Participants each brought their own relationship with the Vietnam Wars to the table and assessed their learnings and reflections over the past two days in different ways. Mark Lawrence, former director of the LBJ Presidential Library, explored continuities between the first and second Indochina wars; debated whether the Vietnam Wars should be understood as a civil, revolutionary, or international conflict; and reflected on the massive diversion of U.S. resources.

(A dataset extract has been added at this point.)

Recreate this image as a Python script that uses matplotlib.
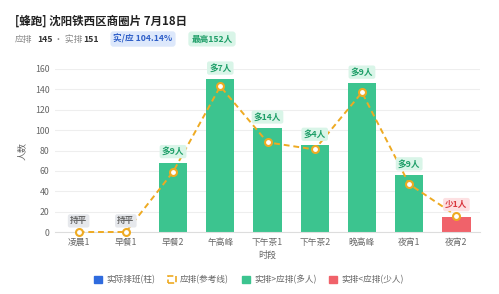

Justin Simundson, assistant professor of history at the U.S. Air Force Academy, assessed the experiences of American combat infantry and how these narratives have evolved within broader historiography.
Andrew Wiest, founding director of the Dale Center for the Study of War and Society at the University of Southern Mississippi, examined the postwar impact on the U.S. National Guard. Finally, Kenneth Quinn, former U.S. ambassador to Cambodia, reflected on the Tet Offensive and the six hours when the Viet Cong breached the U.S. embassy, describing them as pivotal moments that continue to influence American political divisions. Brigham then guided the discussion with follow-up questions.
Closing Remarks
Saich closed the conference by thanking participants for “a couple of days of very thoughtful and engaging discussion” and for sharing their ideas and insights. He emphasized how the presentations had deepened understanding of the Vietnam Wars, broadened dialogue around reconciliation, and illuminated the human costs of conflict. Saich highlighted the work still ahead for the next generation of Vietnam Wars studies and noted that research on Vietnam will remain central to the evolving Global Conflict and Reconciliation Program, which seeks to “bring out from the shadows those who were hidden from history” and guide how we confront past and present challenges.